Tordre le cou aux stéréotypes. Tel est le leitmotiv de Brigitte Martinenghi, de l'association Cap emploi, spécialisée dans l'insertion des travailleurs handicapés. « Contrairement à une idée largement répandue, c'est moins la condition physique qui fait obstacle à l'intégration des travailleurs handicapés dans le monde de l'entreprise que le manque de qualification », affirme Brigitte Martinenghi. Et de préciser : « 80 % des personnes handicapées en âge de travailler ont un niveau 5 de formation, c'est-à-dire équivalent au CAP ». D'où l'intérêt de leur proposer des métiers requérant de faibles qualifications et offrant des débouchés significatifs.
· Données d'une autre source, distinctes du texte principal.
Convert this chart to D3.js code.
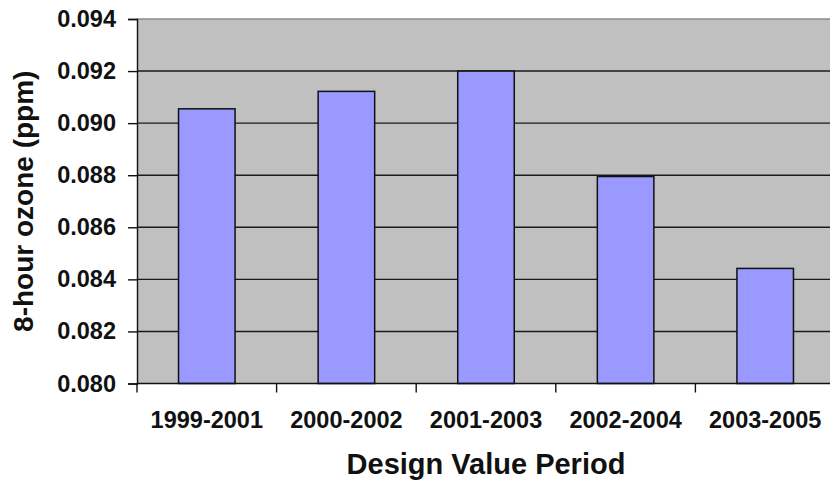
<!DOCTYPE html>
<html>
<head>
<meta charset="utf-8">
<script src="https://cdn.jsdelivr.net/npm/d3@7"></script>
<style>
  html, body { margin: 0; padding: 0; background: #fff; }
  svg { display: block; font-family: "Liberation Sans", Arial, sans-serif; }
</style>
</head>
<body>
<svg id="chart" width="830" height="488"></svg>
<script>
const categories = ["1999-2001", "2000-2002", "2001-2003", "2002-2004", "2003-2005"];
const values = [0.09055, 0.09122, 0.0920, 0.08795, 0.08442];
const yTicks = [0.080, 0.082, 0.084, 0.086, 0.088, 0.090, 0.092, 0.094];
const xTitle = "Design Value Period";
const yTitle = "8-hour ozone (ppm)";

(function () {
const svg = d3.select("#chart");
const pLeft = 137, pRight = 835, pTop = 19, pBottom = 383.5;

const x = d3.scaleBand().domain(categories).range([pLeft, pRight])
  .paddingInner(0.595).paddingOuter(0.2975);
const y = d3.scaleLinear().domain([0.080, 0.094]).range([pBottom, pTop]);

// plot background
svg.append("rect").attr("x", pLeft).attr("y", pTop)
  .attr("width", pRight - pLeft).attr("height", pBottom - pTop)
  .attr("fill", "#c0c0c0");

// gridlines
svg.append("g").selectAll("line").data(yTicks.slice(1)).join("line")
  .attr("x1", pLeft).attr("x2", pRight)
  .attr("y1", d => y(d)).attr("y2", d => y(d))
  .attr("stroke", (d, i, n) => i === n.length - 1 ? "#8a8a8a" : "#1a1a1a")
  .attr("stroke-width", 1.4);

// bars
svg.append("g").selectAll("rect").data(values).join("rect")
  .attr("x", (d, i) => x(categories[i]))
  .attr("width", x.bandwidth())
  .attr("y", d => y(d))
  .attr("height", d => y(0.080) - y(d))
  .attr("fill", "#9999ff")
  .attr("stroke", "#111")
  .attr("stroke-width", 1.5);

// y axis
const yAxis = d3.axisLeft(y).tickValues(yTicks).tickFormat(d3.format(".3f"))
  .tickSize(9).tickPadding(12);
const gy = svg.append("g").attr("transform", `translate(${pLeft},0)`).call(yAxis);
gy.select(".domain").attr("stroke", "#111").attr("stroke-width", 1.4);
gy.selectAll(".tick line").attr("stroke", "#111").attr("stroke-width", 1.4);
gy.selectAll(".tick text").attr("font-size", 23.5).attr("font-weight", "bold")
  .attr("fill", "#111").attr("font-family", "Liberation Sans, Arial, sans-serif");

// x axis
const xAxis = d3.axisBottom(x).tickSize(0).tickPadding(28);
const gx = svg.append("g").attr("transform", `translate(0,${pBottom})`).call(xAxis);
gx.select(".domain").remove();
gx.selectAll(".tick text").attr("font-size", 23.5).attr("font-weight", "bold")
  .attr("fill", "#111").attr("font-family", "Liberation Sans, Arial, sans-serif");
svg.append("line").attr("x1", pLeft).attr("x2", pRight)
  .attr("y1", pBottom).attr("y2", pBottom)
  .attr("stroke", "#111").attr("stroke-width", 1.4);
// category boundary ticks
const boundaries = categories.map(c => x(c) - x.step() * x.paddingOuter()).concat([pRight]);
svg.append("g").selectAll("line").data(boundaries).join("line")
  .attr("x1", d => d).attr("x2", d => d)
  .attr("y1", pBottom).attr("y2", pBottom + 9)
  .attr("stroke", "#111").attr("stroke-width", 1.4);

// axis titles
svg.append("text").attr("x", (pLeft + pRight) / 2).attr("y", 474)
  .attr("text-anchor", "middle").attr("font-size", 29).attr("font-weight", "bold")
  .attr("fill", "#111").text(xTitle);
svg.append("text")
  .attr("transform", `translate(33,${(pTop + pBottom) / 2}) rotate(-90)`)
  .attr("text-anchor", "middle").attr("font-size", 28).attr("font-weight", "bold")
  .attr("fill", "#111").text(yTitle);
})();
</script>
</body>
</html>
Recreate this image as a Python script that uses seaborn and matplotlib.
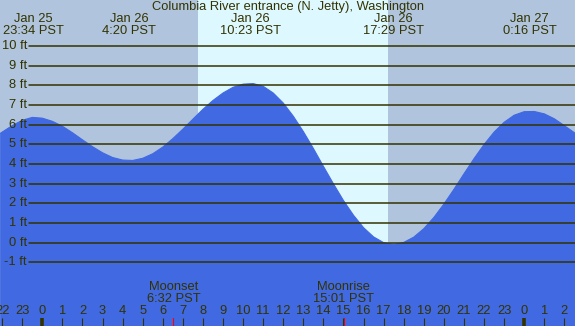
import matplotlib
matplotlib.use("Agg")
import matplotlib.pyplot as plt
import matplotlib.transforms as mtransforms
import pandas as pd
import seaborn as sns

# tide heights (ft), hours from Jan 26 00:00 PST
hours = [-2.1, -2.0, -1.5, -1.0, -0.5, 0.0, 0.5, 1.0, 1.5, 2.0, 2.5, 3.0, 3.5, 4.0,
         4.5, 5.0, 5.5, 6.0, 6.5, 7.0, 7.5, 8.0, 8.5, 9.0, 9.5, 10.0, 10.5, 11.0,
         11.5, 12.0, 12.5, 13.0, 13.5, 14.0, 14.5, 15.0, 15.5, 16.0, 16.5, 17.0,
         17.5, 18.0, 18.5, 19.0, 19.5, 20.0, 20.5, 21.0, 21.5, 22.0, 22.5, 23.0,
         23.5, 24.0, 24.5, 25.0, 25.5, 26.0, 26.5, 26.6]
heights = [5.55, 5.62, 5.95, 6.22, 6.37, 6.33, 6.17, 5.92, 5.59, 5.23, 4.88, 4.57, 4.33, 4.20,
           4.18, 4.29, 4.52, 4.86, 5.29, 5.77, 6.28, 6.78, 7.23, 7.61, 7.90, 8.06, 8.09, 7.95,
           7.61, 7.10, 6.43, 5.65, 4.79, 3.88, 2.99, 2.14, 1.39, 0.76, 0.29, 0.00,
           -0.09, 0.01, 0.28, 0.71, 1.28, 1.96, 2.71, 3.50, 4.27, 4.99, 5.62, 6.12,
           6.48, 6.66, 6.67, 6.55, 6.30, 5.95, 5.59, 5.52]

# high / low tide events
ext_hours = [-0.433, 4.333, 10.383, 17.483, 24.267]
ext_dates = ["Jan 25", "Jan 26", "Jan 26", "Jan 26", "Jan 27"]
ext_times = ["23:34 PST", "4:20 PST", "10:23 PST", "17:29 PST", "0:16 PST"]

# moon events
moon_hours = [6.533, 15.017]
moon_names = ["Moonset", "Moonrise"]
moon_times = ["6:32 PST", "15:01 PST"]

sunrise = 7.77
sunset = 17.23

ft_levels = list(range(-1, 11))
tick_hours = list(range(-2, 27))

title = "Columbia River entrance (N. Jetty), Washington"

df = pd.DataFrame({"hour": hours, "height": heights})

sns.set_style("white")
plt.rcParams["font.family"] = ["Liberation Sans", "DejaVu Sans"]

W, H = 575, 326
FS = 9.3
fig = plt.figure(figsize=(W / 100, H / 100), dpi=100)
ax = fig.add_axes([0, 0, 1, 1])
x0, x1 = -2.107, 26.53
y0, y1 = -4.24, 12.34
ax.set_xlim(x0, x1)
ax.set_ylim(y0, y1)
ax.set_axis_off()

night = "#b0c4de"
day = "#ddf8ff"
water = "#4169e1"
ink = "#333300"

# background: night / day / night
ax.axvspan(x0, sunrise, color=night, lw=0, zorder=0)
ax.axvspan(sunrise, sunset, color=day, lw=0, zorder=0)
ax.axvspan(sunset, x1, color=night, lw=0, zorder=0)

# water
ax.fill_between(df["hour"], df["height"], y0 - 1, color=water, lw=0, zorder=1)
sns.lineplot(data=df, x="hour", y="height", color=water, lw=0.8, ax=ax, zorder=2)

# horizontal ft lines and labels
tr_y = mtransforms.blended_transform_factory(ax.transAxes, ax.transData)
for lv in ft_levels:
    ax.plot([29 / W, 1], [lv, lv], transform=tr_y, color=ink, lw=1.1, zorder=3)
    ax.text(27 / W, lv, f"{lv} ft", transform=tr_y, ha="right", va="center",
            fontsize=FS, color=ink, zorder=4)

tr_x = mtransforms.blended_transform_factory(ax.transData, ax.transAxes)

def fy(px):
    return 1 - px / H

# title
ax.text(0.5, fy(7), title, transform=ax.transAxes, ha="center", va="center",
        fontsize=FS, color=ink, zorder=4)

# tide extremes
for h, d, t in zip(ext_hours, ext_dates, ext_times):
    ax.text(h, fy(19.5), d, transform=tr_x, ha="center", va="center", fontsize=FS, color=ink, zorder=4)
    ax.text(h, fy(31.5), t, transform=tr_x, ha="center", va="center", fontsize=FS, color=ink, zorder=4)

# moon events
for h, n, t in zip(moon_hours, moon_names, moon_times):
    ax.text(h, fy(287.5), n, transform=tr_x, ha="center", va="center", fontsize=FS, color=ink, zorder=4)
    ax.text(h, fy(299.5), t, transform=tr_x, ha="center", va="center", fontsize=FS, color=ink, zorder=4)
    ax.plot([h, h], [0, 8 / H], transform=tr_x, color="red", lw=0.8, zorder=4)

# hour ticks
for h in tick_hours:
    ax.text(h, fy(311.5), str(h % 24), transform=tr_x, ha="center", va="center",
            fontsize=FS, color=ink, zorder=4)
    lw = 2.6 if h % 24 == 0 else 0.8
    ax.plot([h, h], [0, 8 / H], transform=tr_x, color=ink, lw=lw, zorder=4,
            solid_capstyle="butt")

fig.savefig("out.png", dpi=100)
Une pénurie de conducteurs poids lourds en Indre-et-Loire est ainsi à l'origine d'une action de formation (permis C plus FIMO) conduite par les agences de Manpower de Chinon et Langeais (37), en partenariat avec l'ANPE de Chinon et Cap emploi. « En nous penchant sur les secteurs en manque de bras, il nous a semblé plus facile de proposer aux travailleurs handicapés de suivre une formation de conducteur que de maçon », estime Patricia Tournois, directrice de l'agence de travail temporaire de Chinon.

Convaincre.

Restait à convaincre les employeurs de jouer le jeu. La loi du 10 juillet 1987 impose certes aux entreprises de plus de 20 salariés l'obligation d'embaucher des handicapés à hauteur de 6 % de leur effectif, en contrepartie d'aides directes. Mais dans la pratique, elles préfèrent généralement verser une contribution dite « volontaire », calculée sur l'effectif de la société et pouvant aller de 300 à 500 fois le smic horaire par travailleur « manquant ». En somme, plutôt payer que de recruter des salariés jugés moins performants et plus difficiles à intégrer que les autres. En la matière, les transporteurs routiers ne font pas exception. « Beaucoup d'entreprises nous rient au nez lorsqu'on leur propose les services de travailleurs handicapés. Nous avons beau leur expliquer que tous les handicapés ne circulent pas en fauteuil roulant, elles ne veulent rien savoir », déplore Patricia Tournois. Pourtant, seuls 5 % des handicapés sont dans ce cas, la plupart étant affublés d'un handicap « léger ». Il s'agit donc de convaincre les chefs d'entreprise que ces personnes, une fois formées, sont a priori aussi efficaces que les salariés valides. « Notre rôle consiste à présenter des candidats aptes et dont le handicap soit compatible avec le poste à pourvoir », explique Brigitte Martinenghi pour Cap Emploi. Malgré les difficultés, quelques entreprises ont accepté d'accueillir des travailleurs handicapés à l'issue de leur formation. Laquelle a été financée pour moitié par Manpower et pour l'autre par l'AGEPHI, l'organisme qui gère le fonds d'insertion professionnelle des travailleurs handicapés.

Deux candidats au final.

L'ANPE a sélectionné 80 candidats, en fonction de critères de motivation et d'adaptation aux contraintes du métier. Une réunion d'information, à laquelle s'est présentée une vingtaine de personnes, a ensuite été organisée. Après un entretien individuel, quatre d'entre elles correspondent aux profils recherchés. Deux candidats sont finalement retenus, après une visite médicale et au terme d'un parcours sélectif. « Le métier de conducteur est très exigeant sur le plan physique, il faut être capable de rester assis pendant 12 heures, justifie Brigitte Martinenghi. C'est pourquoi il nous arrive fréquemment de réorienter certaines personnes vers des métiers de la logistique, moins éprouvants ». Le bilan s'avère excellent pour l'un des candidats et mitigé pour l'autre. Ce dernier, qui souffre de tremblements des mains, n'a pas trouvé d'employeur bien qu'il ait été déclaré apte à la conduite et soit détenteur du permis et de la FIMO. Djamel Bekhti a eu plus de chance. « La réussite est totale », s'enthousiasme Patricia Tournois. Djamel Bekhti boite légèrement depuis un accident du travail. Avec sa formation, cet ancien maçon, peintre carrossier de formation a pu travailler à nouveau dans les travaux publics. L'activité de chauffeur courte distance est en effet pleinement compatible avec son handicap qui l'empêche de rester assis très longtemps. En revanche, la conduite alternée avec les déchargements sur les chantiers lui convient parfaitement. « Cette formation m'a redonné foi en moi-même ».